Dylan first released “Like a Rolling Stone” on July 20, 1965 (with “Gates of Eden” as the B-side). It began, as many of Dylan’s songs did in the ’60s, with a typewriter and a bit of a vendetta. Dylan wrote many verses (many more than appeared on the six-minute song) for the track earlier that same year after he returned, worn out, from a long tour in the U.K.

After that tour, Dylan, upset with how people were receiving him post-acoustic identity, considered retiring from the music scene. Nevertheless, he persevered. He told Playboy in 1966, “Last spring, I guess I was going to quit singing. I was very drained, and the way things were going, it was a very draggy situation … But ‘Like a Rolling Stone’ changed it all. I mean it was something that I myself could dig. It’s very tiring having other people tell you how much they dig you if you yourself don’t dig you.”

Dylan told journalist Jules Siegel of the song’s origins, “It was ten pages long. It wasn’t called anything, just a rhythm thing on paper all about my steady hatred directed at some point that was honest. In the end, it wasn’t hatred, it was telling someone something they didn’t know, telling them they were lucky.

“Revenge, that’s a better word. I had never thought of it as a song until one day I was at the piano, and on the paper, it was singing, ‘How does it feel?’ in a slow-motion pace, in the utmost of slow motion.”

To shorten the song for radio play, which even then balked at a six-minute tune, Dylan shortened the lyrics to four verses and a chorus. The track was then recorded as part of the sessions for Dylan’s then-forthcoming LP, Highway 61 Revisited.

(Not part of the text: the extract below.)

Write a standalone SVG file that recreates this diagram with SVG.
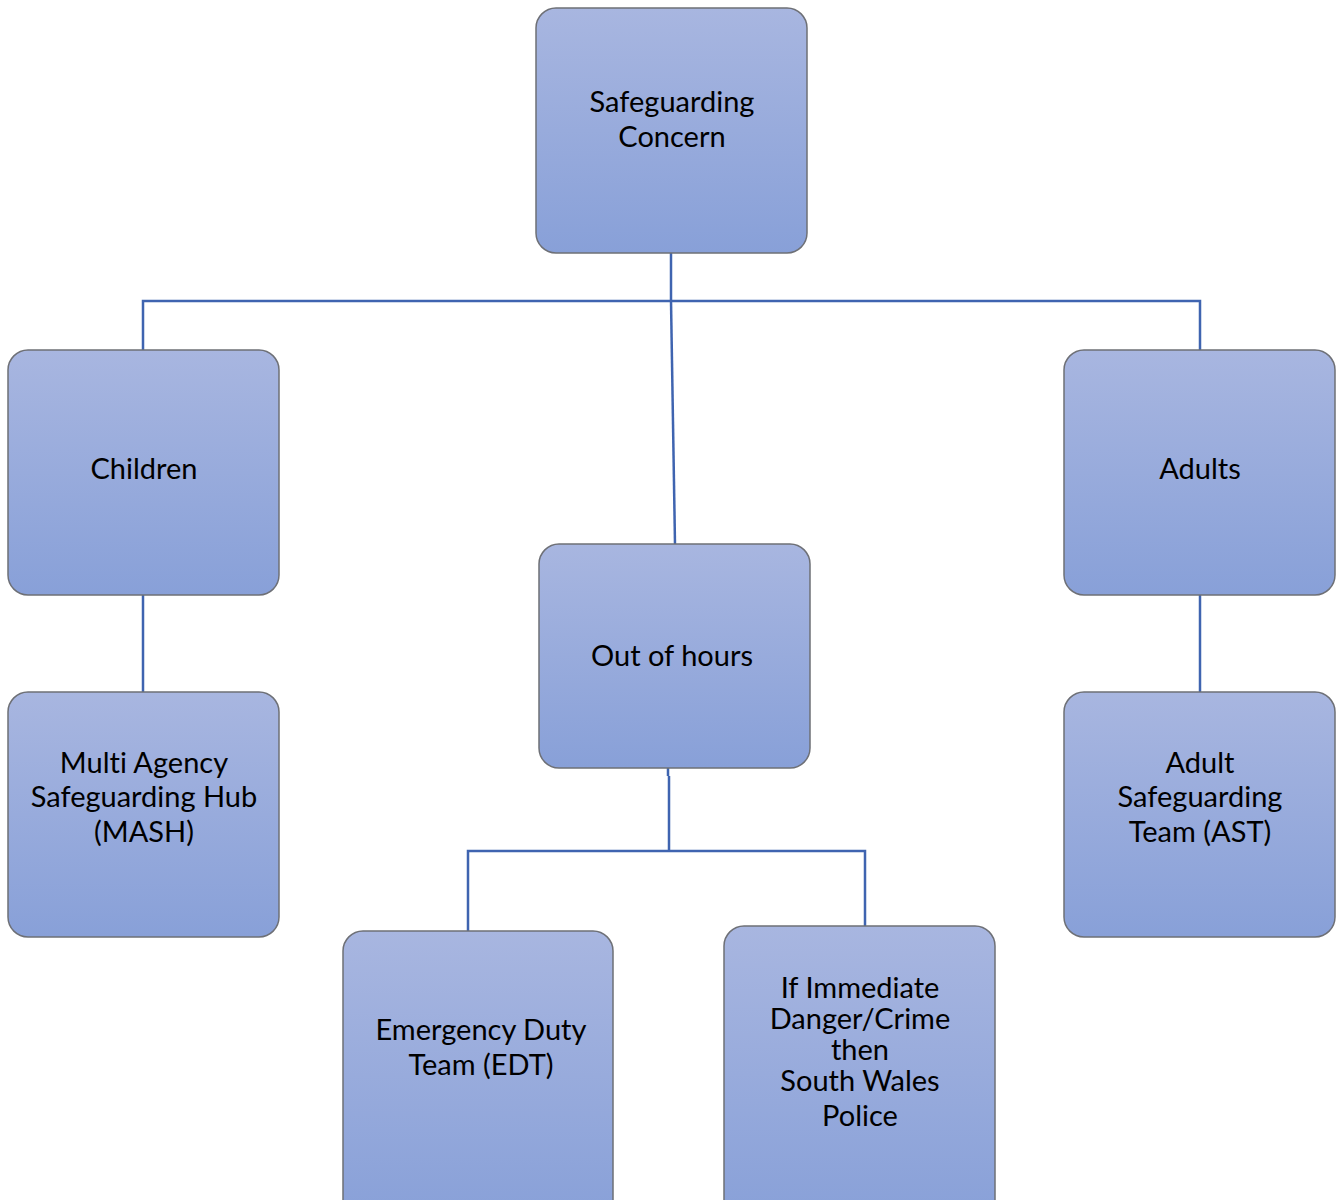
<svg xmlns="http://www.w3.org/2000/svg" width="1340" height="1200" viewBox="0 0 1340 1200">
<defs>
<linearGradient id="g" x1="0" y1="0" x2="0" y2="1">
<stop offset="0" stop-color="#A8B6E0"/>
<stop offset="1" stop-color="#88A0D8"/>
</linearGradient>
<style>
.box{fill:url(#g);stroke:#6E7076;stroke-width:1.5}
.t{font-family:Lato,"Liberation Sans",sans-serif;font-size:29px;fill:#000;text-anchor:middle;font-variant-ligatures:none;font-feature-settings:"liga" 0}
.c{fill:none;stroke:#3F64B0;stroke-width:2.5}
</style>
</defs>
<rect width="1340" height="1200" fill="#fff"/>
<g id="connectors">
<path class="c" d="M671 253 V301"/>
<path class="c" d="M143 350 V301 H1200 V350"/>
<path class="c" d="M671 301 L675 544"/>
<path class="c" d="M143 595 V692"/>
<path class="c" d="M1200 595 V692"/>
<path class="c" d="M668 768 V776 M669 776 V851"/>
<path class="c" d="M468 931 V851 H865 V926"/>
</g>
<g id="safeguarding-concern">
<rect class="box" x="536" y="8" width="271" height="245" rx="20"/>
<text class="t" x="672" y="112">Safeguarding</text>
<text class="t" x="672" y="147">Concern</text>
</g>
<g id="children">
<rect class="box" x="8" y="350" width="271" height="245" rx="20"/>
<text class="t" x="144" y="479">Children</text>
</g>
<g id="adults">
<rect class="box" x="1064" y="350" width="271" height="245" rx="20"/>
<text class="t" x="1200" y="479">Adults</text>
</g>
<g id="out-of-hours">
<rect class="box" x="539" y="544" width="271" height="224" rx="20"/>
<text class="t" x="672" y="666">Out of hours</text>
</g>
<g id="mash">
<rect class="box" x="8" y="692" width="271" height="245" rx="20"/>
<text class="t" x="144" y="773">Multi Agency</text>
<text class="t" x="144" y="807">Safeguarding Hub</text>
<text class="t" x="144" y="842">(MASH)</text>
</g>
<g id="ast">
<rect class="box" x="1064" y="692" width="271" height="245" rx="20"/>
<text class="t" x="1200" y="773">Adult</text>
<text class="t" x="1200" y="807">Safeguarding</text>
<text class="t" x="1200" y="842">Team (AST)</text>
</g>
<g id="edt">
<rect class="box" x="343" y="931" width="270" height="290" rx="20"/>
<text class="t" x="481" y="1040">Emergency Duty</text>
<text class="t" x="481" y="1075">Team (EDT)</text>
</g>
<g id="police">
<rect class="box" x="724" y="926" width="271" height="295" rx="20"/>
<text class="t" x="860" y="998">If Immediate</text>
<text class="t" x="860" y="1029">Danger/Crime</text>
<text class="t" x="860" y="1060">then</text>
<text class="t" x="860" y="1091">South Wales</text>
<text class="t" x="860" y="1126">Police</text>
</g>
</svg>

At first, upon trying to record the track, Dylan reportedly had trouble finding the true center of the song. Then he gave it a rock feel and boom. The track took off in the studio thanks in large part to rookie session player Al Kooper, who improvised the Hammond B2 organ riff that ever since has become a signature flair on the song (more on this below, see: Second Breakthrough).

Columbia Records Was Not Happy

At first, Dylan’s record company was unhappy with the recording, both for its length and the electric feel. Dylan, until this point, was beloved for his folk, acoustic tracks, which often were heard as overt protest songs. Now, he was full-on rock ‘n’ roll, which then was not as viable for artists in the mainstream as was folk music.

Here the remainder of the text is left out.